A report by the committee said: “Lord Shrewsbury was quick to admit wrongdoing and offered to reimburse the House shortly after The Guardian’s allegations were put to him. He has offered his ‘deep and sincere apologies’.
“These are all mitigating factors. Nonetheless, any breach of the rules on financial support for members is inherently serious, given that it is public money and the likely effect on public perception of the House and its members of misuse of the scheme of financial support.
“Lord Shrewsbury’s use of the rover ticket for the journey for his business meeting was intentional, as evidenced by his prior remark “Government pays!” His approach to his mileage claims was unacceptably casual. This level of culpability constitutes an aggravating factor.”
Commissioner for Standards Martin Jelley previously found Lord Shrewsbury’s use of the rover ticket was intentional, and he had been “unacceptably casual” in his approach to mileage claims. In an email to a fellow director, the committee’s report said, Lord Shrewsbury is understood to have said: “Travelling up from London. Government pays!”
Explaining his mileage claim, the peer wrote: “I claimed reimbursement for these journeys simply in a ridiculous error which is entirely my fault.

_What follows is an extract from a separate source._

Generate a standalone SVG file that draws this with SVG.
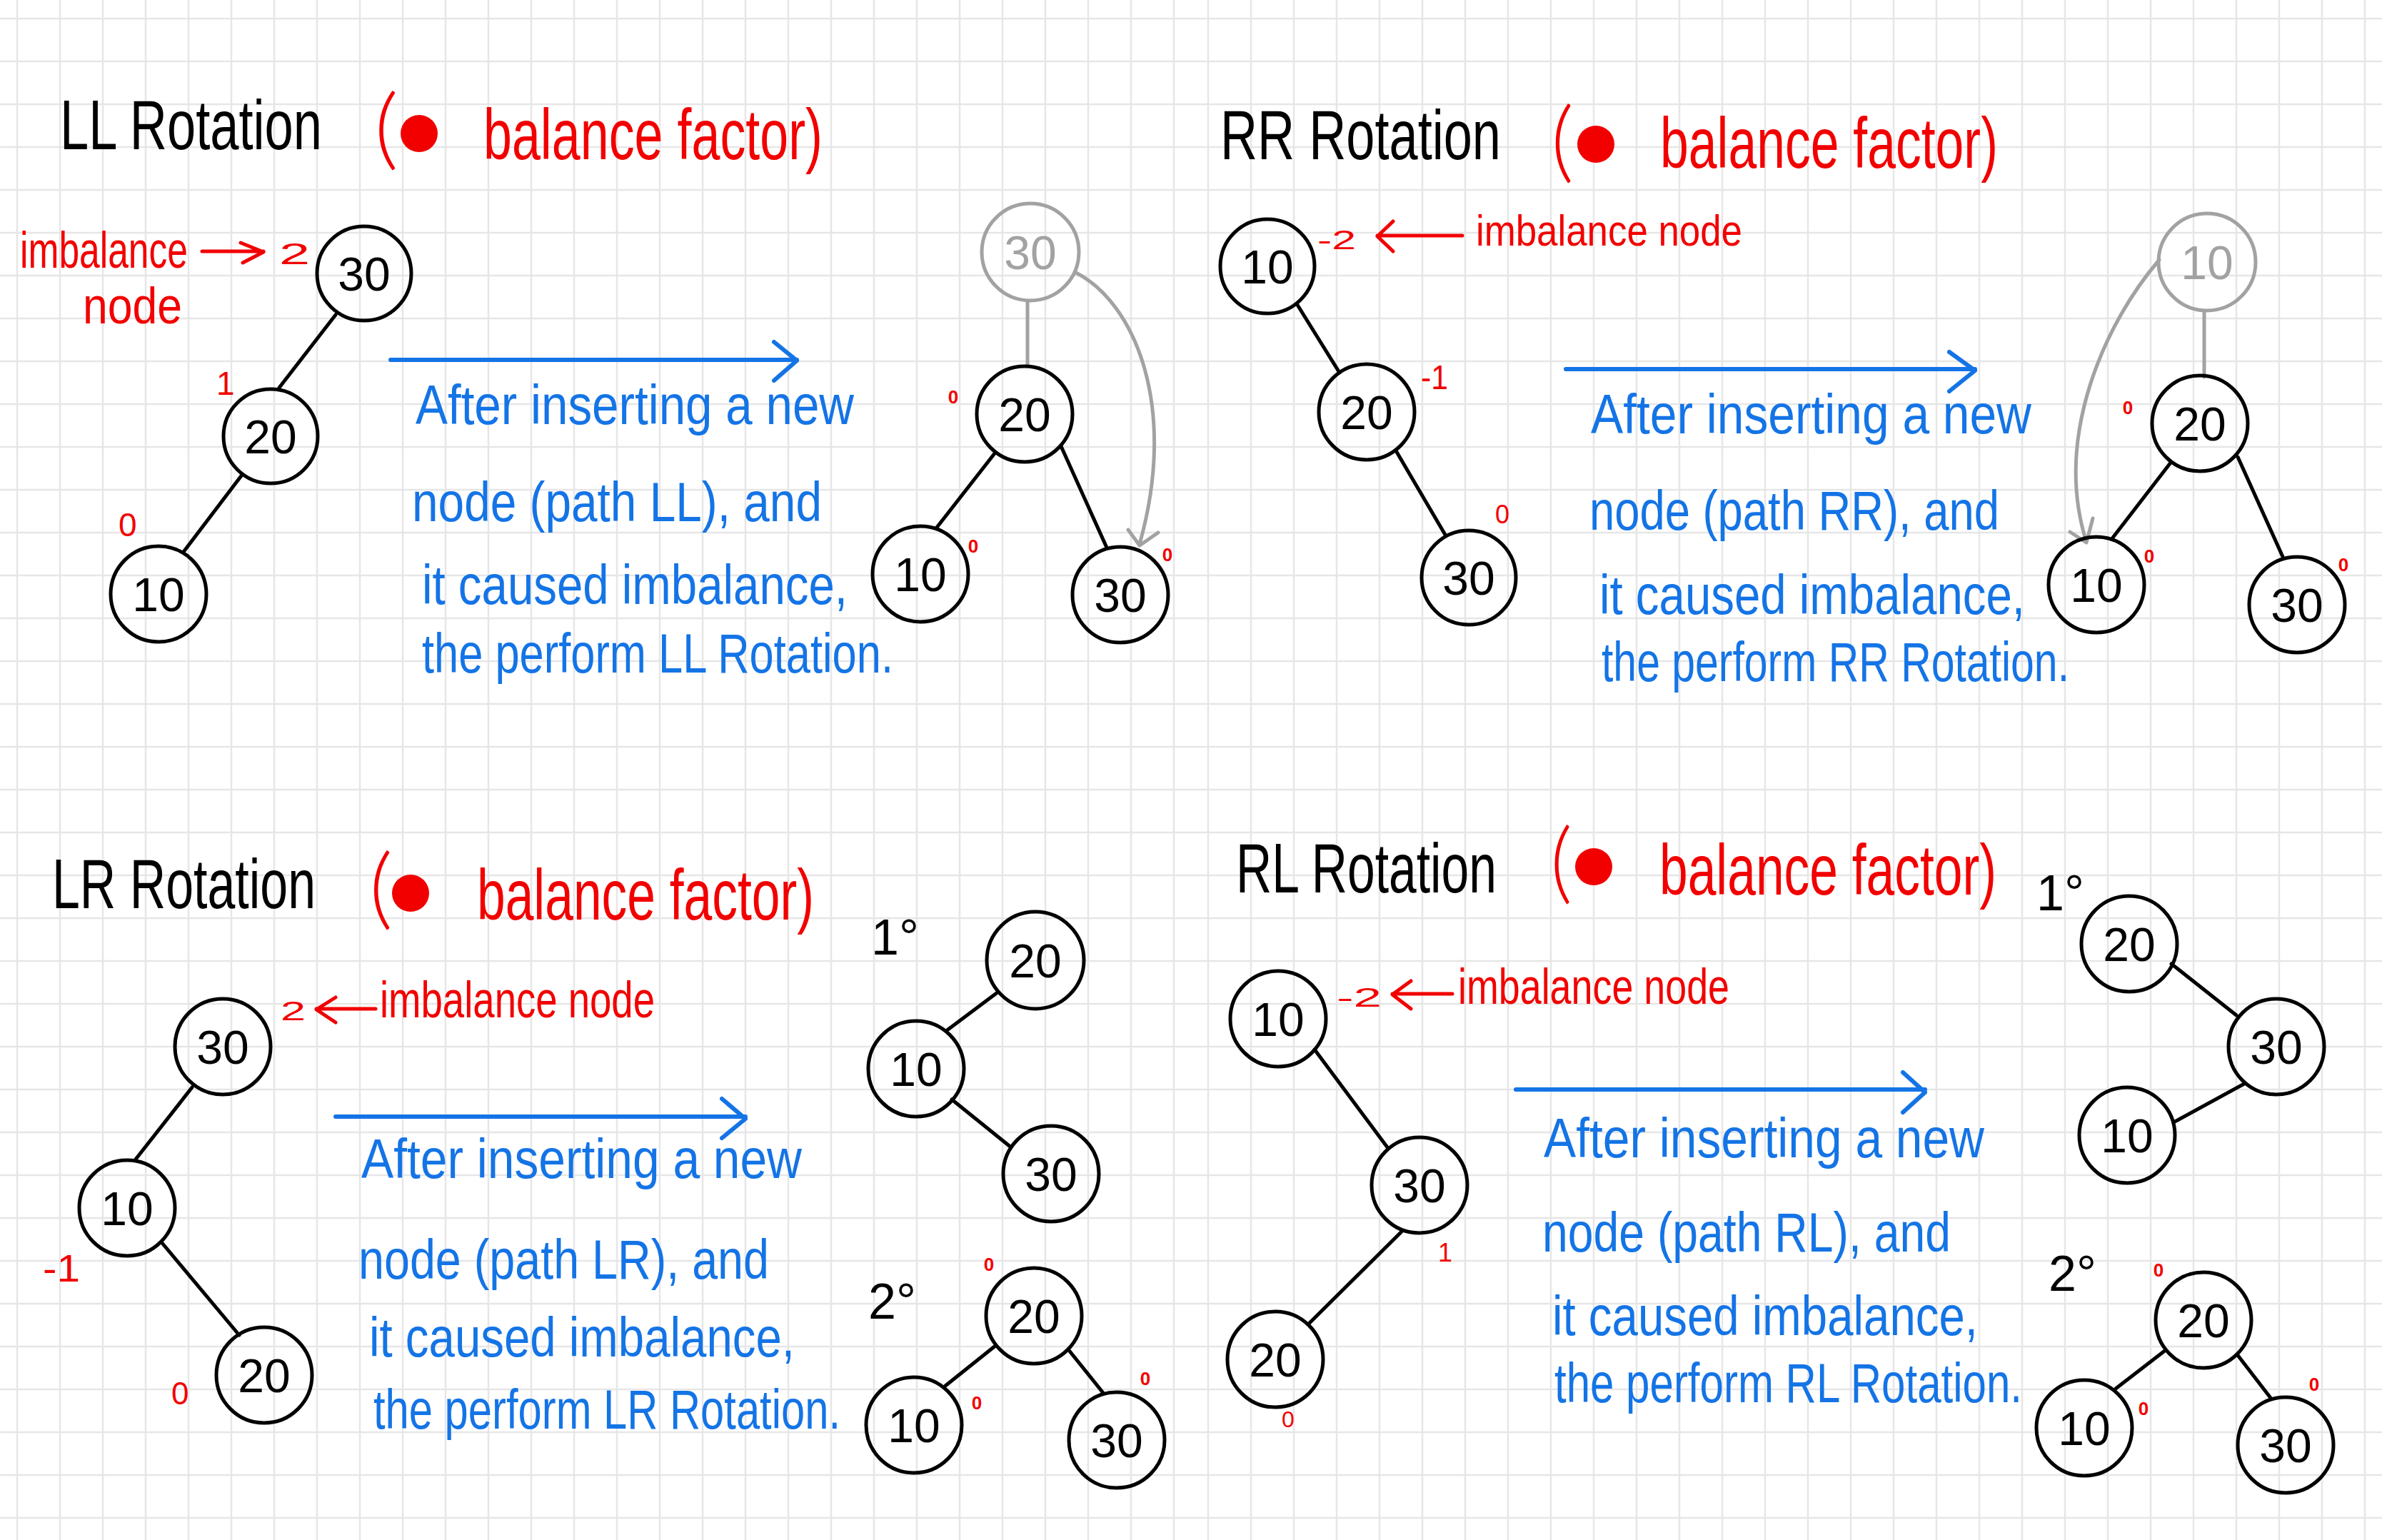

With commuting each day, when I fill in the monthly claim forms it is nearly always a claim of 60 miles per day. I seldom stay overnight in London when attending the House […]. I am completely at fault as I did not check the return / claim before I sent it to the Finance Department and therefore submitted an incorrect figure.”
And of the rail claim, he said: “I did not use the Rover Ticket to attend the [Cheshire Land] Board Meeting in Liverpool on the 17th January 2024. I did use it to travel from Euston to Stafford early on that morning. I changed at Stafford to a local train for Liverpool, then returned by local train to Stafford, then used the Rover Ticket to travel Stafford to London to attend a Sitting of the House.
“I paid for the Stafford to Liverpool and return local ticket onthat train personally.”